Oncology Critical Care Research Program
Diffuse alveolar hemorrhage is thought to be a common complication after hematopoetic stem cell transplant (HSCT). However, diagnostic criteria are highly variable and often subjective. We are working on a systematic approach to the diagnosis and management of DAH after HSCT.
Team: Chris Kapp, Ann Parker, Emily Brigham, Rachael Fornwalt, R Scott Stephens
Funding: Pulmonary and Critical Care Medicine
The Discovery Research Network – Influenza Observational Study is a multi-center observational study performed under the auspices of the Discovery Research Network of the Society of Critical Care Medicine Program in Emergency Preparedness (Discovery-PREP), an academic network examining emergency treatment processes. The primary goal of the Discovery Research Network – Influenza Observational Study is to evaluate the feasibility of initiating rapid multi-center data collection in the midst of a public health emergency and to establish a research response capability for future epidemics or pandemics. The secondary aim of the study is to describe the clinical epidemiology and microbiology profiles of patients with severe influenza infection.

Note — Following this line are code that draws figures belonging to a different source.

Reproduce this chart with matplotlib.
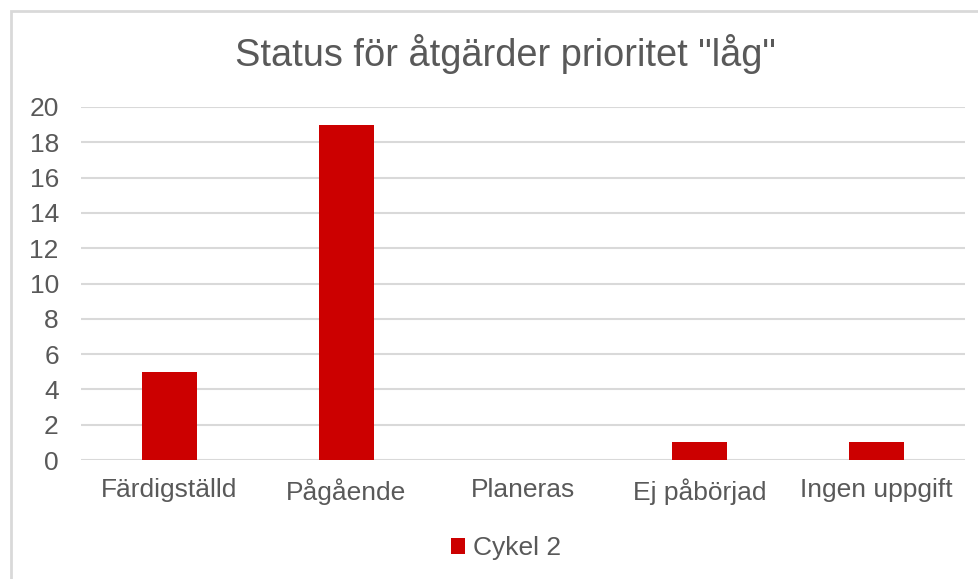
import matplotlib.pyplot as plt
from matplotlib.patches import Rectangle

categories = ["Färdigställd", "Pågående", "Planeras", "Ej påbörjad", "Ingen uppgift"]
cykel2 = [5, 19, 0, 1, 1]
yticks = [0, 2, 4, 6, 8, 10, 12, 14, 16, 18, 20]

plt.rcParams['font.family'] = ['Liberation Sans', 'DejaVu Sans']
grey = '#595959'

W, H = 979, 579
fig = plt.figure(figsize=(W / 100, H / 100), dpi=100)

# chart border (runs off the right and bottom edges like the screenshot)
fig.patches.append(Rectangle((10.5 / W, -0.05), 1.1, 1 - 10.5 / H + 0.05,
                             transform=fig.transFigure, fill=False,
                             edgecolor='#D9D9D9', linewidth=2))

ax = fig.add_axes([81 / W, 1 - 460 / H, (965 - 81) / W, (460 - 107) / H])

x = range(len(categories))
ax.bar(x, cykel2, width=0.31, color='#CC0000', label='Cykel 2', zorder=3)

ax.set_xlim(-0.5, len(categories) - 0.5)
ax.set_ylim(0, 20)
ax.set_yticks(yticks)
ax.set_xticks(list(x))
ax.set_xticklabels(categories)
ax.tick_params(axis='both', length=0, labelsize=19, colors=grey)
ax.tick_params(axis='x', pad=13)
ax.tick_params(axis='y', pad=16)
ax.grid(axis='y', color='#D9D9D9', linewidth=1.5, zorder=0)
for s in ax.spines.values():
    s.set_visible(False)

fig.text(505 / W, 1 - 54 / H, 'Status för åtgärder prioritet "låg"',
         ha='center', va='center', fontsize=27.4, color=grey)

fig.legend(loc='center', bbox_to_anchor=(506 / W, 1 - 548 / H), frameon=False,
           fontsize=19, labelcolor=grey, handlelength=0.55, handleheight=0.55,
           handletextpad=0.3)

fig.savefig('out.png', dpi=100)
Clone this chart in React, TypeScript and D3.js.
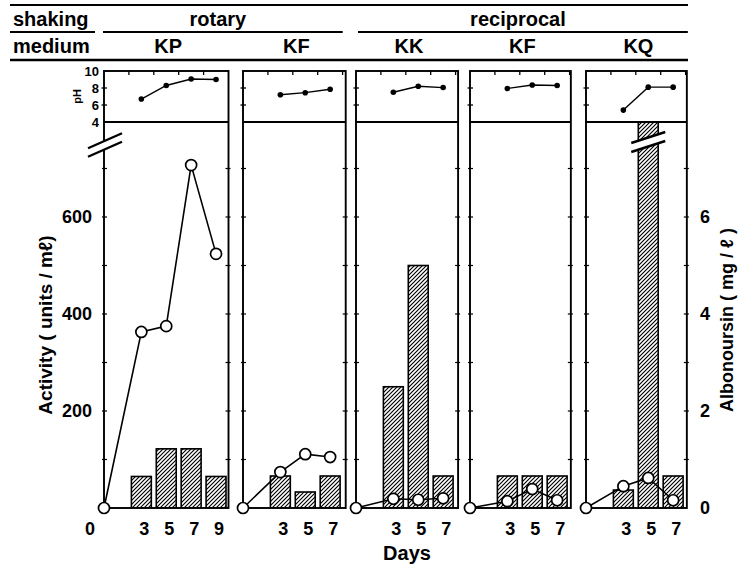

Team: R. Scott Stephens, Adam Sapirstein (ACCM) and the Discovery-PREP investigators, led by Perren Cobb (USC).
Novel anti-tumor agents are rapidly being introduced into clinical oncologic practice, including a variety of immune checkpoint inhibitors. Though effective against some tumors, these agents can cause severe off-target effects, including severe pneumonitis. We are interested in characterizing the clinical presentation of checkpoint inhibitor-induced pneumonitis, including bronchoalveolar lavage characteristics, and in developing animal models to allow basic investigations into mechanisms and treatments.
Team: Karthik Suresh, Franco D’Alessio
There is increasing utilization of extracorporeal membrane oxygenation (ECMO) in critical care worldwide, but little is known about neurological monitoring, neuroprognostication and neurologic outcomes in ECMO patients. Our aim is to characterize this population using multimodal non-invasive and predominantly bedside neurologic monitoring.
Team: R. Scott Stephens, Sung-Min Cho (Neurocritical Care), Romer Geocadin (Neurocritical Care), Wendy Ziai (Neurocritical Care), Jose Suarez (Neurocritical Care), Glenn Whitman (Cardiac Surgery/Cardiovascular Surgical Intensive Care Unit), Chun Woo (Dan) Choi (Cardiac Surgery).
Extracorporeal Membrane Oxygenation (ECMO) is increasingly used to support patients with severe ARDS and refractory cardiogenic shock. The available data on ECMO are inconclusive, and further studies are needed. The goal of the North American ECMONet is to develop a multi-center platform to design and undertake multicenter studies of ECMO for respiratory failure and cardiac failure.
Team: R. Scott Stephens and the North American ECMONet.
The Oncology Critical Care Research Network (ONCCC-R-NET) is a novel multicenter effort to establish and maintain a global collaborative infrastructure for oncologic critical care research. Other member centers include MD Anderson Cancer Center, Sloan Kettering Cancer Center, Washington University in St. Louis, Duke University, and Princess Margaret Hospital (Toronto).
Team: R. Scott Stephens and the ONCCC-R-NET Investigators. http://www.oncccrnet.org/
Hematopoetic Stem Cell Transplant (HSCT) is an important treatment modality for hematologic diseases, both malignant and non-malignant. Historically, HSCT has been complicated by high rates of respiratory failure and acute respiratory distress syndrome (ARDS), both associated with a high mortality. There are significant differences between ARDS after HSCT and “typical” ARDS, including not only a different spectrum of causative pathogens, but a different putative pathophysiology. In “typical” ARDS, neutrophils and platelets are thought to play a key role in the development of lung injury. However, when ARDS develops after HSCT, patients are frequently profoundly neutropenic and profoundly thrombocytopenic. We are interested in further characterizing the pathophysiology of ARDS after HSCT. Additionally, at Johns Hopkins, we perform a large number of non-myeloablative haploidentical bone marrow transplants, rather than the myeloablative full matched transplants performed at other institutions. We are in the process of exploring the incidence and outcomes of respiratory failure after HSCT in this particular population, data not previously described.
Team: R. Scott Stephens, Christian Merlo, Amy DeZern (Hematologic Malignancies)
Funding: Pulmonary and Critical Care Medicine
The SAGE study is a multi-center prospective observational study examining patient characteristics, management strategies, and outcomes in patients with moderate-to-severe ARDS (P:F < 150). 19 centers collected data on >2000 patients. Primary data analysis is underway. Additionally, as a SAGE site, we have the opportunity to propose and conduct ancillary studies using the large and comprehensive SAGE dataset.
Team: R. Scott Stephens and the SAGE Investigators, led by Pauline Park (Michigan), Nida Qadir (UCLA), Raquel Bartz (Duke), and Michelle Gong (Montefiore).